(begin)
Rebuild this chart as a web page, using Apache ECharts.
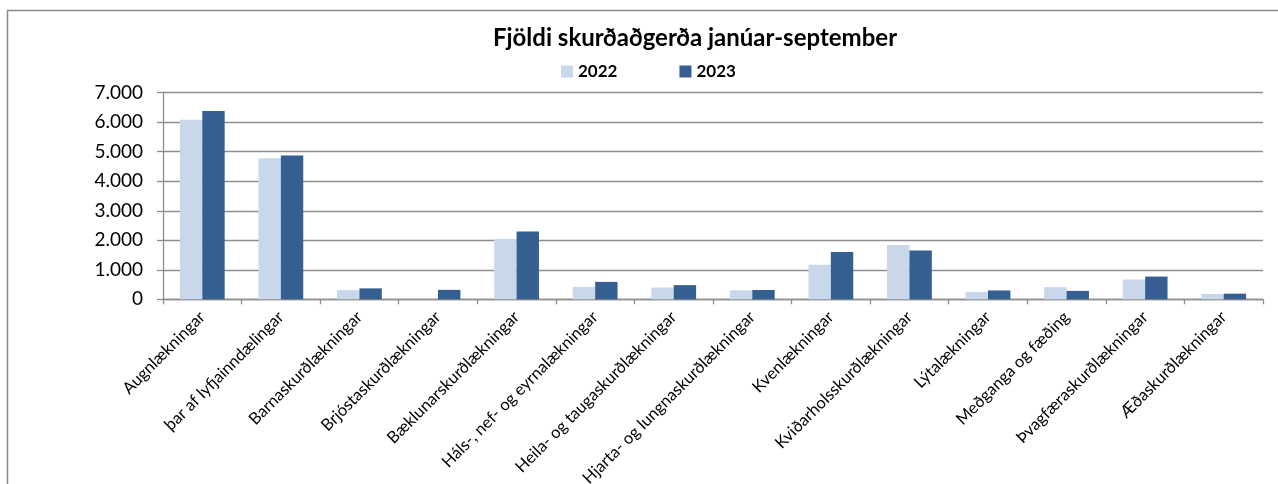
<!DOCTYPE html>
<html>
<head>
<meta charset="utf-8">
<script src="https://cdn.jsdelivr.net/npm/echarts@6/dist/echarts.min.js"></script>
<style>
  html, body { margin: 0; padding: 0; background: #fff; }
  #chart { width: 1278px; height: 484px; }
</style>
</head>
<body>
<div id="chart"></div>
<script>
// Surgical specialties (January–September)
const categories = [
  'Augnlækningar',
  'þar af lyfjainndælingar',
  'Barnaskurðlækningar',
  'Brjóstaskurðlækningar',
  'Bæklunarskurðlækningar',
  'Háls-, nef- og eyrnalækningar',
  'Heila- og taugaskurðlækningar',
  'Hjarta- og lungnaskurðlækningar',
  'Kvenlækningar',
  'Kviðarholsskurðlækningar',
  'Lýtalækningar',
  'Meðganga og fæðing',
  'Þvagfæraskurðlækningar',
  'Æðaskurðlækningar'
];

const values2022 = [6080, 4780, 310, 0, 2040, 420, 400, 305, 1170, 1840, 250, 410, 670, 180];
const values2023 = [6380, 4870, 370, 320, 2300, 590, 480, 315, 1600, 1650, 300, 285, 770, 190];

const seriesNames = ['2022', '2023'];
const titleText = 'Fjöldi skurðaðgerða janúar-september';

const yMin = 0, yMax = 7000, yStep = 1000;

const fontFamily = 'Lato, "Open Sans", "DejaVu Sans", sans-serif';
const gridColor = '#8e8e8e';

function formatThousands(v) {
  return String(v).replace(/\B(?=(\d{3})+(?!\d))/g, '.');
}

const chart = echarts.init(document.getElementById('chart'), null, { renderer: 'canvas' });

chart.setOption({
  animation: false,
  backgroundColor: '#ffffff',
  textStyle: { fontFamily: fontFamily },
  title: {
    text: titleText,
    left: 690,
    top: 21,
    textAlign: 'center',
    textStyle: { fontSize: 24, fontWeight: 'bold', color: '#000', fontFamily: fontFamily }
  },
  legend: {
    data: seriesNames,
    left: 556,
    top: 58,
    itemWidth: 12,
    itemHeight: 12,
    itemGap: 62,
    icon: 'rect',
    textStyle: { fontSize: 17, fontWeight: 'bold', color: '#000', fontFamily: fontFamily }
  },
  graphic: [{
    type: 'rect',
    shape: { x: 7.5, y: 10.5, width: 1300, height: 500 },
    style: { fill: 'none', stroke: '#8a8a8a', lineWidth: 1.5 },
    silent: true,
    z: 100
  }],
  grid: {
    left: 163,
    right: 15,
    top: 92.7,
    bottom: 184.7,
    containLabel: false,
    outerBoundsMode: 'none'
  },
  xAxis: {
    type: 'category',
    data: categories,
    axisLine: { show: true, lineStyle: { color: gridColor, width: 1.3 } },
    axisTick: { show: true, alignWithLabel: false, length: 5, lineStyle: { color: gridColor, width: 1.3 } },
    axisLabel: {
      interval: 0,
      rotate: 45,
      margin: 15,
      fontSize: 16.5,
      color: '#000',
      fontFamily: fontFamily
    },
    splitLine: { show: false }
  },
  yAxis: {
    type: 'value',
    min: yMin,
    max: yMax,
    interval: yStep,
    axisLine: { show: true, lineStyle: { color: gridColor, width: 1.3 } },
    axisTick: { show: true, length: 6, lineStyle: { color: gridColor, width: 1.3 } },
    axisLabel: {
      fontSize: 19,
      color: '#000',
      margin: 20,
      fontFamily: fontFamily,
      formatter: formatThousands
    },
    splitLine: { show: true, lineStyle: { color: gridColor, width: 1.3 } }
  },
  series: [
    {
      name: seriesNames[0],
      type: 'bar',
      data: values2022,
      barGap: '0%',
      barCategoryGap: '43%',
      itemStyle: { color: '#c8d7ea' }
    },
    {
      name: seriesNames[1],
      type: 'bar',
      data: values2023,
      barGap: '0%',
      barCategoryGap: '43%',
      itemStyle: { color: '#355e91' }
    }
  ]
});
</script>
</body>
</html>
(end)
**EXERCISE TASK:**
With the pictures left out, transcribe the material exactly.

**RIGHT ANSWER:**
Rebuild this chart as a web page, using Apache ECharts.
<!DOCTYPE html>
<html>
<head>
<meta charset="utf-8">
<script src="https://cdn.jsdelivr.net/npm/echarts@6/dist/echarts.min.js"></script>
<style>
  html, body { margin: 0; padding: 0; background: #fff; }
  #chart { width: 1278px; height: 484px; }
</style>
</head>
<body>
<div id="chart"></div>
<script>
// Surgical specialties (January–September)
const categories = [
  'Augnlækningar',
  'þar af lyfjainndælingar',
  'Barnaskurðlækningar',
  'Brjóstaskurðlækningar',
  'Bæklunarskurðlækningar',
  'Háls-, nef- og eyrnalækningar',
  'Heila- og taugaskurðlækningar',
  'Hjarta- og lungnaskurðlækningar',
  'Kvenlækningar',
  'Kviðarholsskurðlækningar',
  'Lýtalækningar',
  'Meðganga og fæðing',
  'Þvagfæraskurðlækningar',
  'Æðaskurðlækningar'
];

const values2022 = [6080, 4780, 310, 0, 2040, 420, 400, 305, 1170, 1840, 250, 410, 670, 180];
const values2023 = [6380, 4870, 370, 320, 2300, 590, 480, 315, 1600, 1650, 300, 285, 770, 190];

const seriesNames = ['2022', '2023'];
const titleText = 'Fjöldi skurðaðgerða janúar-september';

const yMin = 0, yMax = 7000, yStep = 1000;

const fontFamily = 'Lato, "Open Sans", "DejaVu Sans", sans-serif';
const gridColor = '#8e8e8e';

function formatThousands(v) {
  return String(v).replace(/\B(?=(\d{3})+(?!\d))/g, '.');
}

const chart = echarts.init(document.getElementById('chart'), null, { renderer: 'canvas' });

chart.setOption({
  animation: false,
  backgroundColor: '#ffffff',
  textStyle: { fontFamily: fontFamily },
  title: {
    text: titleText,
    left: 690,
    top: 21,
    textAlign: 'center',
    textStyle: { fontSize: 24, fontWeight: 'bold', color: '#000', fontFamily: fontFamily }
  },
  legend: {
    data: seriesNames,
    left: 556,
    top: 58,
    itemWidth: 12,
    itemHeight: 12,
    itemGap: 62,
    icon: 'rect',
    textStyle: { fontSize: 17, fontWeight: 'bold', color: '#000', fontFamily: fontFamily }
  },
  graphic: [{
    type: 'rect',
    shape: { x: 7.5, y: 10.5, width: 1300, height: 500 },
    style: { fill: 'none', stroke: '#8a8a8a', lineWidth: 1.5 },
    silent: true,
    z: 100
  }],
  grid: {
    left: 163,
    right: 15,
    top: 92.7,
    bottom: 184.7,
    containLabel: false,
    outerBoundsMode: 'none'
  },
  xAxis: {
    type: 'category',
    data: categories,
    axisLine: { show: true, lineStyle: { color: gridColor, width: 1.3 } },
    axisTick: { show: true, alignWithLabel: false, length: 5, lineStyle: { color: gridColor, width: 1.3 } },
    axisLabel: {
      interval: 0,
      rotate: 45,
      margin: 15,
      fontSize: 16.5,
      color: '#000',
      fontFamily: fontFamily
    },
    splitLine: { show: false }
  },
  yAxis: {
    type: 'value',
    min: yMin,
    max: yMax,
    interval: yStep,
    axisLine: { show: true, lineStyle: { color: gridColor, width: 1.3 } },
    axisTick: { show: true, length: 6, lineStyle: { color: gridColor, width: 1.3 } },
    axisLabel: {
      fontSize: 19,
      color: '#000',
      margin: 20,
      fontFamily: fontFamily,
      formatter: formatThousands
    },
    splitLine: { show: true, lineStyle: { color: gridColor, width: 1.3 } }
  },
  series: [
    {
      name: seriesNames[0],
      type: 'bar',
      data: values2022,
      barGap: '0%',
      barCategoryGap: '43%',
      itemStyle: { color: '#c8d7ea' }
    },
    {
      name: seriesNames[1],
      type: 'bar',
      data: values2023,
      barGap: '0%',
      barCategoryGap: '43%',
      itemStyle: { color: '#355e91' }
    }
  ]
});
</script>
</body>
</html>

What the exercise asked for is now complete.